Can the Same Person Win Multiple Weeks?
Yes. There is no limit on how many weeks a user can win. Competition outcomes are determined purely by verified speed results — not by previous wins or a fairness rotation.
Why repeat wins are allowed
The weekly competition is a measurement of real network performance. Users with access to genuinely fast internet infrastructure — enterprise-grade fibre, high-performance symmetric connections, or test locations close to internet exchange points — will naturally and legitimately outperform users on slower plans. Restricting repeat wins would misrepresent the underlying data and undermine the purpose of the competition.
If a user consistently submits the fastest results week after week, it reflects the real state of their internet connection. The Hall of Champions is a historical record of actual internet speeds, not a fairness exercise.
One entry per category per user per week
Running multiple tests per week does not give you multiple competition entries. The rule is: your single best eligible result in each category during the week is your entry. Running 50 tests and getting lucky on one of them counts the same as running two tests — it's the best result that matters, not the number of attempts.
This rule has two implications:
- If your connection speed varies throughout the week (e.g. better at off-peak hours), running tests at those times legitimately gives you a better competition result
- There is no advantage to spamming tests — it does not change your entry beyond what your best result would have been anyway
Winning multiple categories in the same week
A user can win all three categories (download, upload, ping) in the same week if they post the best result in each. These are tracked independently — winning download speed does not affect your standing in upload speed or ping.
The Hall of Champions
The Hall of Champions records every weekly winner in all three categories since the competition launched. Users who win multiple weeks will appear multiple times. There is no separate "all-time winner" title — it is simply a record of each week's results.

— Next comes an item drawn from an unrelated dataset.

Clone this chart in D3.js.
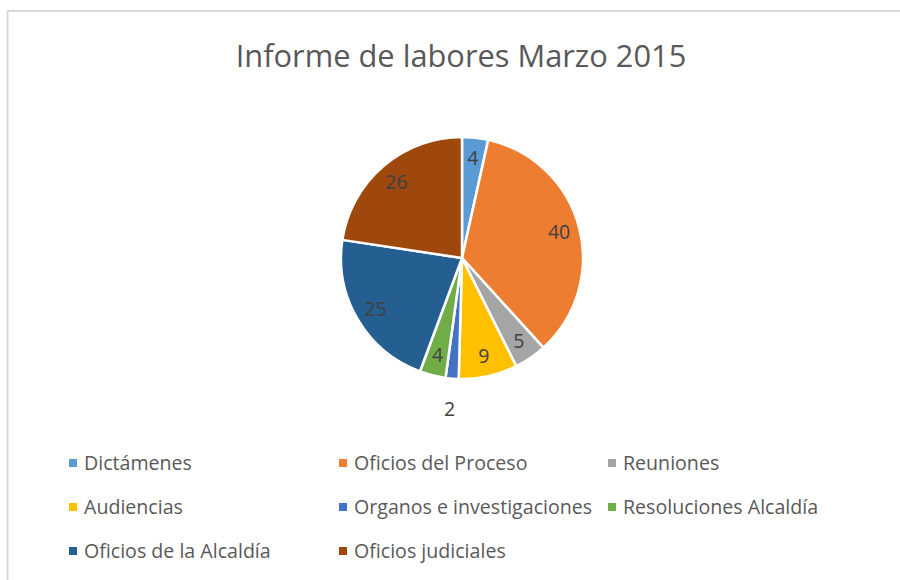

How the competition is fair despite this
The competition is not structured to produce different winners each week. It is fair in the sense that:
- Every eligible user competes under the same rules
- Results are validated against the same quality pipeline regardless of who submits them
- No user receives preferential treatment
- Results are not adjusted based on prior performance
Users without access to gigabit fibre connections are unlikely to compete for the download speed category — but they can still compete for the lowest ping category, where connection type matters less than proximity to the test server and network path quality.